With reduced budgets and greater demand for extended services such as recycling, yard waste and organics collection, municipalities are finding themselves in a bind. And to some, advice from consulting firms is the way out.
While in the midst of implementing automated collection, the city of Norfolk, Va., decided to hire outside services to tell the city's waste managers if they were going in the right direction.
Norfolk's Waste Management Supervisor, Louie Jordan, was hired in 1992 to complete what his predecessor began in 1988 - semi-automated collection.
"It just wasn't going right," Jordan said. "I wondered if going back to manual collection would be best." Unfortunately, he said, his downsized administrative staff of five was not enough to evaluate productivity, a collection manager's top concern.
After approximately two months of data collection and two more months of analysis and meetings with residential focus groups, Jordan was presented with the hard facts:
* Too much time was wasted in the morning for check-outs;
* Substantial imbalances in city routes existed.
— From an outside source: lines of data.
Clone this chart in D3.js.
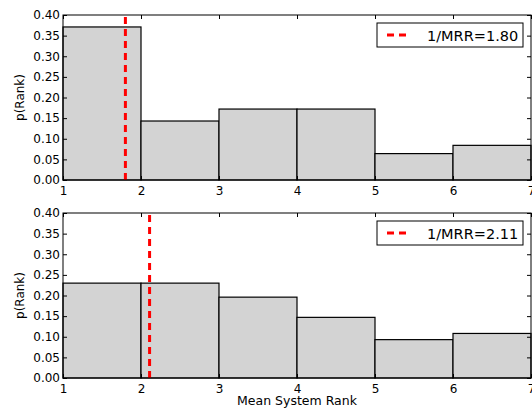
<!DOCTYPE html>
<html>
<head>
<meta charset="utf-8">
<script src="https://cdn.jsdelivr.net/npm/d3@7"></script>
<style>
  body { margin: 0; background: #fff; }
  text { font-family: "DejaVu Sans", sans-serif; }
</style>
</head>
<body>
<script>
// histogram bins (mean system rank) and probabilities for each panel
var binEdges = [1, 2, 3, 4, 5, 6, 7];
var topValues = [0.371, 0.143, 0.172, 0.172, 0.064, 0.084];
var bottomValues = [0.230, 0.230, 0.196, 0.147, 0.093, 0.108];
var mrr = [1.80, 2.11];
var yTicks = [0.00, 0.05, 0.10, 0.15, 0.20, 0.25, 0.30, 0.35, 0.40];
var xTicks = [1, 2, 3, 4, 5, 6, 7];

var W = 532, H = 408;
var svg = d3.select("body").append("svg")
    .attr("width", W).attr("height", H);

var x = d3.scaleLinear().domain([1, 7]).range([63, 531]);

function panel(values, inv, top, bottom) {
    var y = d3.scaleLinear().domain([0, 0.4]).range([bottom, top]);
    var g = svg.append("g");

    // bars
    g.selectAll("rect.bar")
        .data(values)
        .enter()
        .append("rect")
        .attr("class", "bar")
        .attr("x", function(d, i){ return x(binEdges[i]); })
        .attr("width", function(d, i){ return x(binEdges[i+1]) - x(binEdges[i]); })
        .attr("y", function(d){ return y(d); })
        .attr("height", function(d){ return y(0) - y(d); })
        .attr("fill", "#d3d3d3")
        .attr("stroke", "#000")
        .attr("stroke-width", 1.2);

    // 1/MRR line
    g.append("line")
        .attr("x1", x(inv)).attr("x2", x(inv))
        .attr("y1", y(0)).attr("y2", y(0.4))
        .attr("stroke", "#ff0000")
        .attr("stroke-width", 3)
        .attr("stroke-dasharray", "7,5");

    // axes, ticks pointing inward
    var fmt = d3.format(".2f");
    g.append("g")
        .attr("transform", "translate(0," + bottom + ")")
        .call(d3.axisBottom(x).tickValues(xTicks).tickFormat(d3.format("d"))
            .tickSize(-4).tickPadding(6));
    g.append("g")
        .attr("transform", "translate(0," + top + ")")
        .call(d3.axisTop(x).tickValues(xTicks).tickFormat("").tickSize(-4));
    g.append("g")
        .attr("transform", "translate(" + x(1) + ",0)")
        .call(d3.axisLeft(y).tickValues(yTicks).tickFormat(fmt)
            .tickSize(-4).tickPadding(3));
    g.append("g")
        .attr("transform", "translate(" + x(7) + ",0)")
        .call(d3.axisRight(y).tickValues(yTicks).tickFormat("").tickSize(-4));

    g.selectAll(".domain").remove();
    g.selectAll(".tick line").attr("stroke", "#000");
    g.selectAll(".tick text").attr("font-size", 12).attr("fill", "#000")
        .attr("font-family", "DejaVu Sans, sans-serif");

    // frame
    g.append("rect")
        .attr("x", x(1)).attr("y", top)
        .attr("width", x(7) - x(1)).attr("height", bottom - top)
        .attr("fill", "none").attr("stroke", "#000").attr("stroke-width", 1);

    // y label
    g.append("text")
        .attr("transform", "translate(24," + ((top + bottom) / 2) + ") rotate(-90)")
        .attr("text-anchor", "middle")
        .attr("font-size", 12)
        .text("p(Rank)");

    // legend
    var lg = g.append("g").attr("transform", "translate(377," + (top + 8) + ")");
    lg.append("rect")
        .attr("width", 146).attr("height", 24)
        .attr("fill", "#fff").attr("stroke", "#000").attr("stroke-width", 1);
    lg.append("line")
        .attr("x1", 10).attr("x2", 30).attr("y1", 12).attr("y2", 12)
        .attr("stroke", "#ff0000").attr("stroke-width", 3)
        .attr("stroke-dasharray", "7,5");
    lg.append("text")
        .attr("x", 50).attr("y", 17.5)
        .attr("font-size", 14.5)
        .text("1/MRR=" + inv.toFixed(2));
}

panel(topValues, mrr[0], 15, 180);
panel(bottomValues, mrr[1], 213, 378);

svg.append("text")
    .attr("x", (x(1) + x(7)) / 2)
    .attr("y", 405)
    .attr("text-anchor", "middle")
    .attr("font-size", 12.5)
    .text("Mean System Rank");
</script>
</body>
</html>
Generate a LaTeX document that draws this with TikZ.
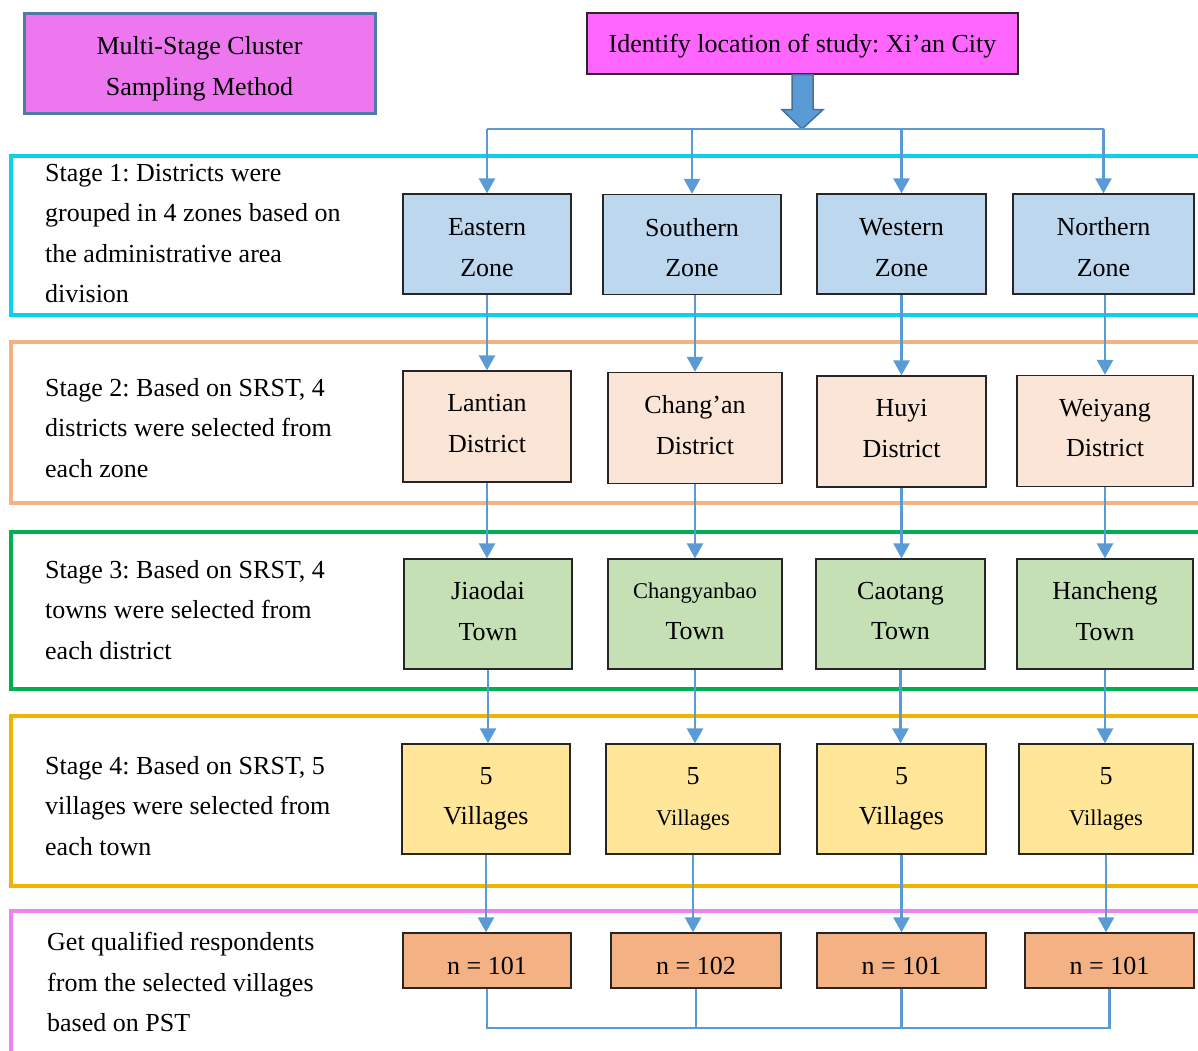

For example, one truck with a good crew would finish its route by noon; another truck with the same amount of households served would finish by 3:00 p.m. As a result, the first crew finished would go back on the streets to help the slower crew. This, Jordan said, was a waste in resources. Too many trucks were out on the road and some collection crews were worked harder than others; and
* Vehicle maintenance needed improvement.
The analysis led to a $90,000 reduction for the next fiscal year, Jordan said.
According to Dave Bullock, vice president of GBB Solid Waste Management Consultants, Falls Church, Va., several factors can motivate a city to hire a consulting firm to conduct a detailed collection analysis, including:
* Recycling and other extended services;
* Reluctance to cut city positions; and
* Fear of privatization.
The city of Memphis, Tenn., has hired GBB for a collection analysis.
"We wanted to perform a broad and comprehensive collection analysis on routing, equipment, maintenance, labor agreements, administrative procedures and overall organization," said Paul Patterson, administrator of solid waste management. "To do the analysis in-house would have taken too much time."
Patterson looked for a consulting firm that had been successful in past projects similar to Memphis; had in-house expertise; had a well-prepared how-to-tactic; and had the ability to work with the city's deadlines.
Not knowing how to prepare for long-term growth also prompted Patterson to seek outside services.
"All cities in Tennessee must reduce waste by 25 percent by 1996," said Patterson. With this in mind, Patterson said this was the ideal time for him to look at what his city is doing and what could be done.
"As cities grow, if you don't monitor the growth in relation to routes, then there will be an uneven distribution," Patterson said. "You don't want to have some routes having more stops than others."
With a dramatic increase in disposal costs, the city, maintaining its eye on the future, also has been reviewed for a unit-based pricing system. Overflow of solid, yard and bulk waste also will undergo outside analysis.
"Municipalities are feeling a desire to be thorough," said Dave Ross, senior vice president of SCS Engineers' regional office in Long Beach, Calif. As a result, he said, work that traditionally was prepared in-house, such as bid specifications, is now being contracted to consulting firms.
Simply put, he said, there are more decisions to be made. Automation, recycling, flow control, MRFs and transfer stations are just a few of the choices Ross cited.
Often a change in leadership can spark the desire to reevaluate an operation or, according to Vice President Gore, to "reinvent government."
A newly elected mayor, for example, may open the doors to privatization. For these reasons, Ross said, municipalities are increasingly turning to consulting firms for technical and financial advice.
When looking for a consulting firm, Ross advised caution when developing the request for proposal. Define tightly what you want looked at and the end-product you want to achieve, he said.
If all goes well, said Jordan, a cost-efficient operation will be the end result.